Sob a escolta da Marinha, deram entrada no porto de Lisboa às 04.00 do dia 29 de outubro de 2017. A PJ subiu a bordo e procedeu às buscas. A cocaína já estava fora dos tanques, não havia nenhuma carga comercial a bordo e o comandante colaborou com as autoridades portuguesas.
Cargueiro fica para Estado Português
O acórdão, lido no dia 22 de março em Lisboa, explica de forma pormenorizada que o comandante e outros dois tripulantes com mais responsabilidades estavam conscientes do que iam fazer, sabiam que iam transportar cocaína. Por isso foram condenados a penas de oito anos e meio, mas não na forma agravada. Não foi possível provar que o fizessem para receber elevadas quantias em dinheiro, como acusava o Ministério Público, falando numa verba superior a 25 mil euros para cada.

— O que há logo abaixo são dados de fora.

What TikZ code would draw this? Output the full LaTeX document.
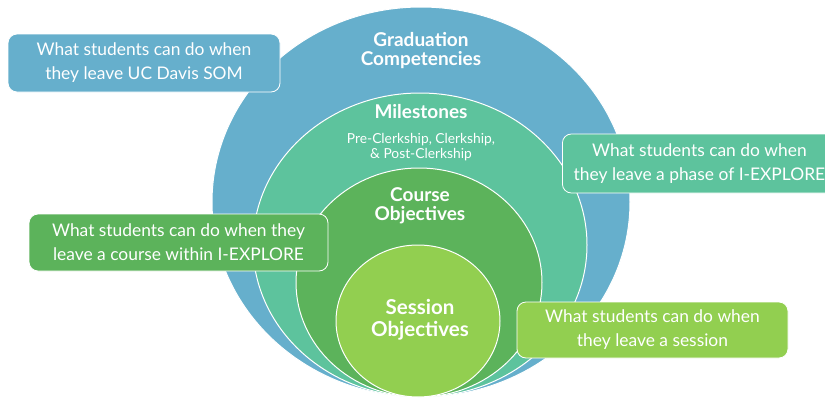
\documentclass[tikz,border=0pt]{standalone}
\usepackage{fontspec}
\setmainfont{Lato}
\usetikzlibrary{shapes.geometric}
\definecolor{gradblue}{HTML}{66AFCC}
\definecolor{miletea}{HTML}{5DC39D}
\definecolor{coursegreen}{HTML}{5CB35B}
\definecolor{sessgreen}{HTML}{92CF50}
\tikzset{
  ring/.style={ellipse, draw=white, line width=1pt, inner sep=0pt},
  note/.style={draw=white, line width=0.8pt, rounded corners=9pt, text=white,
    align=center, font=\fontsize{17.4}{24}\selectfont, inner sep=0pt},
  ringlabel/.style={text=white, align=center, font=\bfseries\fontsize{19}{19}\selectfont},
  sublabel/.style={text=white, align=center, font=\fontsize{13.8}{15.5}\selectfont}
}
\begin{document}
\begin{tikzpicture}[x=1pt,y=-1pt]
\useasboundingbox (0,0) rectangle (825,399);
% nested levels
\node[ring, fill=gradblue, minimum width=418pt, minimum height=390pt] (grad) at (421,202) {};
\node[ring, fill=miletea, minimum width=334pt, minimum height=304pt] (mile) at (420,245) {};
\node[ring, fill=coursegreen, minimum width=246pt, minimum height=229pt] (course) at (419,282.5) {};
\node[ring, fill=sessgreen, minimum width=164pt, minimum height=152pt] (sess) at (418,321) {};
% level titles
\node[ringlabel] (gradtxt) at (421,51) {Graduation\\Competencies};
\node[ringlabel] (miletxt) at (421,112) {Milestones};
\node[sublabel] (milesub) at (421,147) {Pre-Clerkship, Clerkship,\\\& Post-Clerkship};
\node[ringlabel] (coursetxt) at (420,206) {Course\\Objectives};
\node[ringlabel, font=\bfseries\fontsize{20.5}{22}\selectfont] (sesstxt) at (420,320) {Session\\Objectives};
% descriptions
\node[note, fill=gradblue, minimum width=272pt, minimum height=58pt] (gradnote) at (144,63)
  {What students can do when\\they leave UC Davis SOM};
\node[note, fill=miletea, minimum width=274pt, minimum height=59pt, anchor=west] (milenote) at (562,163.5)
  {What students can do when\\they leave a phase of I-EXPLORE};
\node[note, fill=coursegreen, minimum width=299pt, minimum height=57pt] (coursenote) at (178.5,242.5)
  {What students can do when they\\leave a course within I-EXPLORE};
\node[note, fill=sessgreen, minimum width=271pt, minimum height=56pt] (sessnote) at (652.5,330)
  {What students can do when\\they leave a session};
\end{tikzpicture}
\end{document}
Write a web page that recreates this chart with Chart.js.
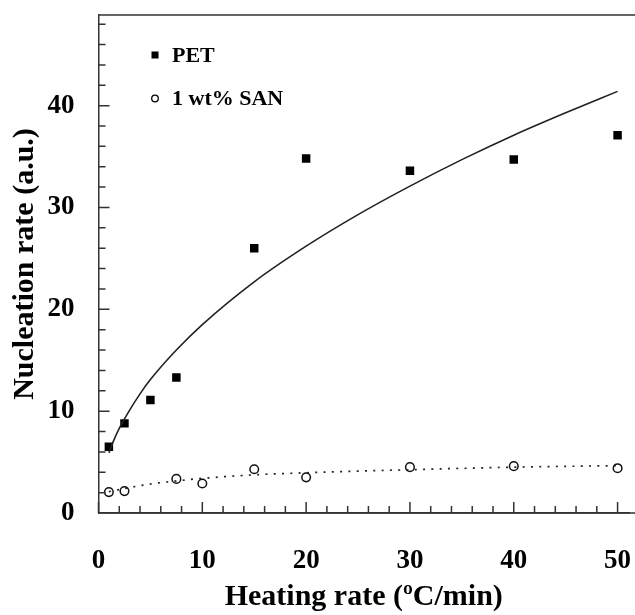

Os outros quatros tiveram penas inferiores, de quatro anos e três meses cada, dado que o coletivo de juízes considerou que inicialmente não saberiam o que iriam transportar e, apesar de acreditar que após o carregamento em alto-mar tomaram consciência, condenou-os por tráfico de estupefacientes em cumplicidade, alterando de forma não substancial os factos da acusação que apontava para a coautoria, mais grave e que pressupõe conhecimento inicial dos objetivos da viagem.
Os juízes decidiram ainda que o cargueiro AGAT reverte para o Estado Português. A empresa proprietária, a Capital Shipping, registada no Panamá em janeiro de 2017, veio reclamar a sua devolução, mas o tribunal considerou que não podem alegar que desconheciam o uso do barco já que durante sete meses nada transportou a não ser a cocaína. Durante esse período, não tentaram comunicar com o cargueiro nem dar alerta sobre a eventual apropriação do mesmo, lembrou o juiz-presidente. Como ficou provado que o barco foi essencial para o tráfico, o tribunal negou a pretensão e declarou o perdimento do AGAT em favor de Portugal.